Mais ce soir Amanda est à des années-lumière de sa ville du Sud des Etats-Unis. Elle est "Ellie Quinn". Elle arrive sur scène moulée dans une robe qui souligne ses formes généreuses, une perruque blonde en mousse sur le chef.

Mais gare! Si "Ellie Quinn" joue d'abord la poupée, au fur et à mesure que s'égrène la mauvaise dance music, elle se dénude, prend de l'assurance et se fait vindicative. Dans son dos, elle a inscrit au feutre "One size doesn't fit all" (Non aux tailles uniques), jette sa perruque à terre et redevient Amanda, une femme américaine à lunettes, épidermiquement opposée aux canons imposés par les magazines.

"Ellie Quinn" ne redescendra pas de scène totalement nue. Le burlesque se démarque en cela du strip-tease conventionnel que les artistes recouvrent leurs tétons d'une chaste pastille surmontée d'un pompon et leur string reste en place.

Et puis, "à la différence des artistes qui font du burlesque, les strip-teaseuses gagnent assez d'argent pour payer le loyer", sourit Danielle, alias "Gigi Halliday", compagne de scène d'Amanda qui, comme beaucoup d'artistes de burlesque, ne peut pas vivre de son art.

S'avance Amy, alias "Reverend Valentine", déguisée en lapin de Pâques lubrique. Après deux pas de danse, elle se débarrasse de sa fourrure pour se retrouver inévitablement (presque) nue.

Dans un spectacle de burlesque, l'aspect cabaret prime avant tout. Ici, pas de nu intégral, ça n'est pas l'objectif. Et "aux Etats-Unis, la nudité met les gens mal à l'aise, mais elle les intrigue. Ils veulent voir, mais ne savent pas comment réagir.
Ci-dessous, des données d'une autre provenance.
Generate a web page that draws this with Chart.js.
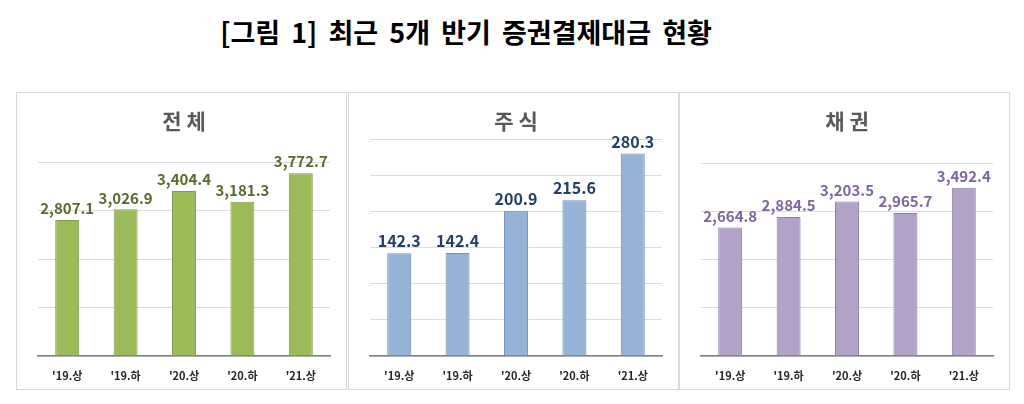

Et ça nous donne un certain pouvoir!", note Asha, alias "Cherokee Rose". Avec ses plumes derrière lesquelles elle se cache pour se déshabiller sur scène, la jeune femme a quelque chose de Joséphine Baker.

Dès ses débuts, le burlesque s'est voulu comme "une sorte de parodie, de vaudeville", explique Melina Afzal, productrice de spectacles de burlesque à Washington. "Nous racontons des histoires, c'est un strip-tease théâtralisé", où l'humour et la provocation ne sont jamais absents.

Le burlesque a connu son heure de gloire au début du 20e siècle, survécu à la Prohibition (1919-1933) pour s'éteindre dans les années 1960 et connaître une fulgurante renaissance il y a une petite dizaine d'années, aidé par les films "Moulin Rouge" (2001) et "Burlesque" (2010), avec Cher et Christina Aguilera. Et le Français Mathieu Amalric a réalisé "Tournée" qui suit l'itinéraire d'une troupe de burlesque.

Aujourd'hui, rien qu'à Washington plus d'une demi-douzaine de salles proposent des spectacles de burlesque. "Nous arrivons à saturation, en tout cas sur la côte Est. Il y a trop de spectacles, trop de producteurs", regrette Melina.

Sa popularité, le burlesque le doit sans doute à son aspect "sûr et sexy", pense-t-elle. "On peut y aller sans être jugé".

A le voir tout sourire, prêt à siffler de joie dès que tombe un soutien-gorge, le public du Black Cat en redemande.

Clark, un quadragénaire hilare venu avec Sheryl, sa compagne, jure ses grands dieux ne pas être uniquement venu pour voir des danseuses se dénuder, et puis, "je suis Canadien, je sais que les Américains ne se déshabillent pas complètement".

"Mais oui, c'est de l'art!", renchérit Sheryl, dans un éclat de rire.